"""

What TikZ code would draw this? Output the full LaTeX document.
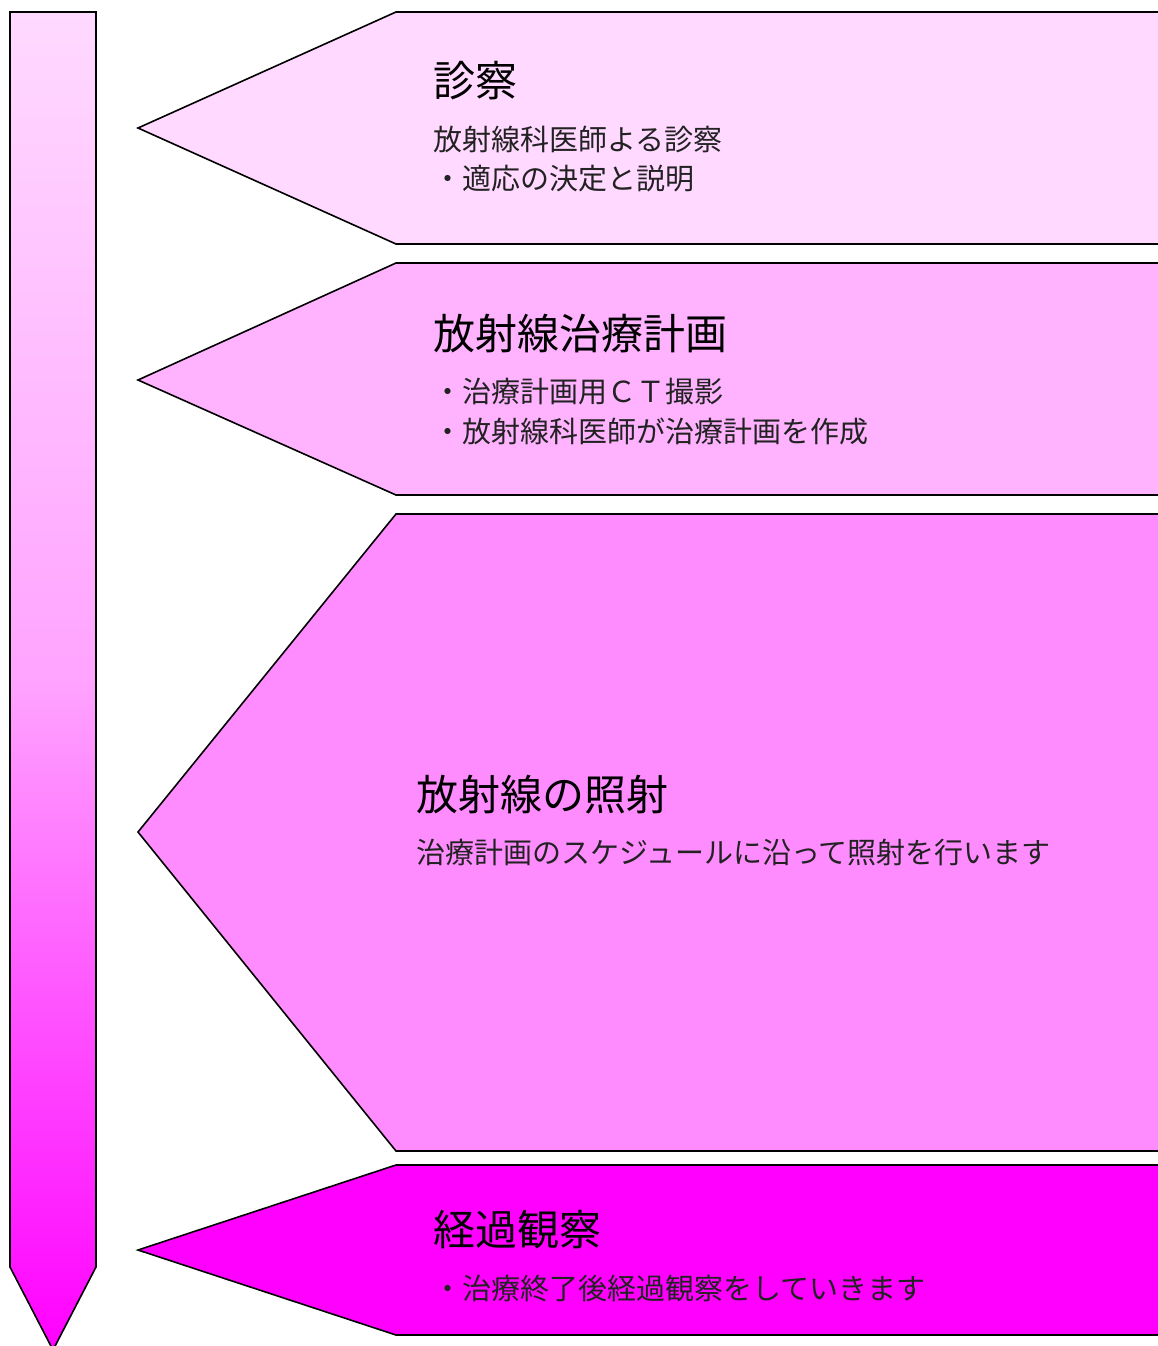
\documentclass[tikz,border=0pt]{standalone}
\usepackage{fontspec}
\setmainfont{Noto Sans CJK JP}
\definecolor{pinkA}{HTML}{FFD9FF}
\definecolor{pinkB}{HTML}{FFB3FF}
\definecolor{pinkC}{HTML}{FF8CFF}
\definecolor{pinkD}{HTML}{FF00FF}
\definecolor{bodytext}{HTML}{222222}
\begin{document}
\begin{tikzpicture}[x=1pt,y=-1pt,
  shapeline/.style={draw=black,line width=1.6pt,line join=miter},
  title/.style={anchor=west,inner sep=0pt,font=\fontsize{42}{46}\selectfont,text=black},
  body/.style={anchor=west,inner sep=0pt,font=\fontsize{29}{33}\selectfont,text=bodytext}]
\useasboundingbox (0,0) rectangle (1158,1346);
\fill[white] (0,0) rectangle (1158,1346);
\clip (0,0) rectangle (1158,1346);
% vertical timeline arrow
\shadedraw[shapeline,top color=pinkA,bottom color=pinkD,middle color=pinkB!60!pinkC]
  (10,12) -- (96,12) -- (96,1267) -- (53,1350) -- (10,1267) -- cycle;
% stage shapes
\draw[shapeline,fill=pinkA] (1170,12) -- (396,12) -- (138,128) -- (396,244) -- (1170,244);
\draw[shapeline,fill=pinkB] (1170,263) -- (396,263) -- (138,380) -- (396,495) -- (1170,495);
\draw[shapeline,fill=pinkC] (1170,514) -- (396,514) -- (138,832) -- (396,1151) -- (1170,1151);
\draw[shapeline,fill=pinkD] (1170,1165) -- (396,1165) -- (138,1250) -- (396,1335) -- (1170,1335);
% texts
\node[title] (t1) at (433,81) {診察};
\node[body] (b1a) at (433,139) {放射線科医師よる診察};
\node[body] (b1b) at (433,179) {・適応の決定と説明};
\node[title] (t2) at (433,334) {放射線治療計画};
\node[body] (b2a) at (433,392) {・治療計画用ＣＴ撮影};
\node[body] (b2b) at (433,431) {・放射線科医師が治療計画を作成};
\node[title] (t3) at (416,795) {放射線の照射};
\node[body] (b3a) at (416,853) {治療計画のスケジュールに沿って照射を行います};
\node[title] (t4) at (433,1230) {経過観察};
\node[body] (b4a) at (433,1289) {・治療終了後経過観察をしていきます};
\end{tikzpicture}
\end{document}
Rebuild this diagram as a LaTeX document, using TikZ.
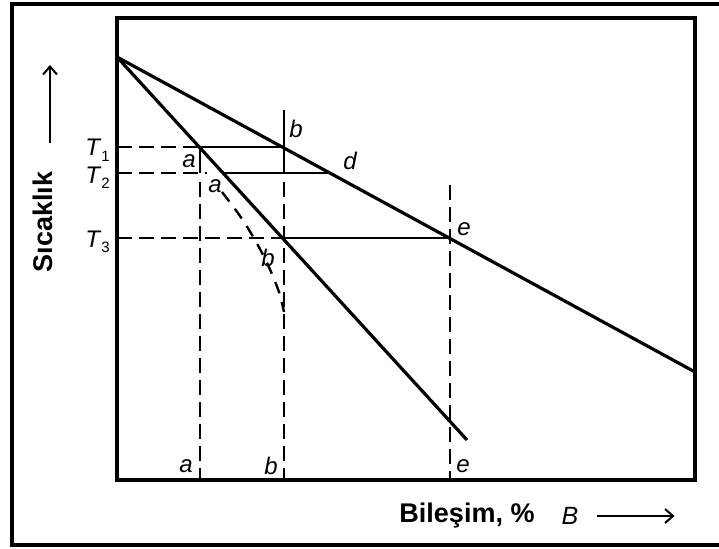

"""

Stated task. Determine the number of lines in the records that include the string "this", and respond with that number only.

Reply. 2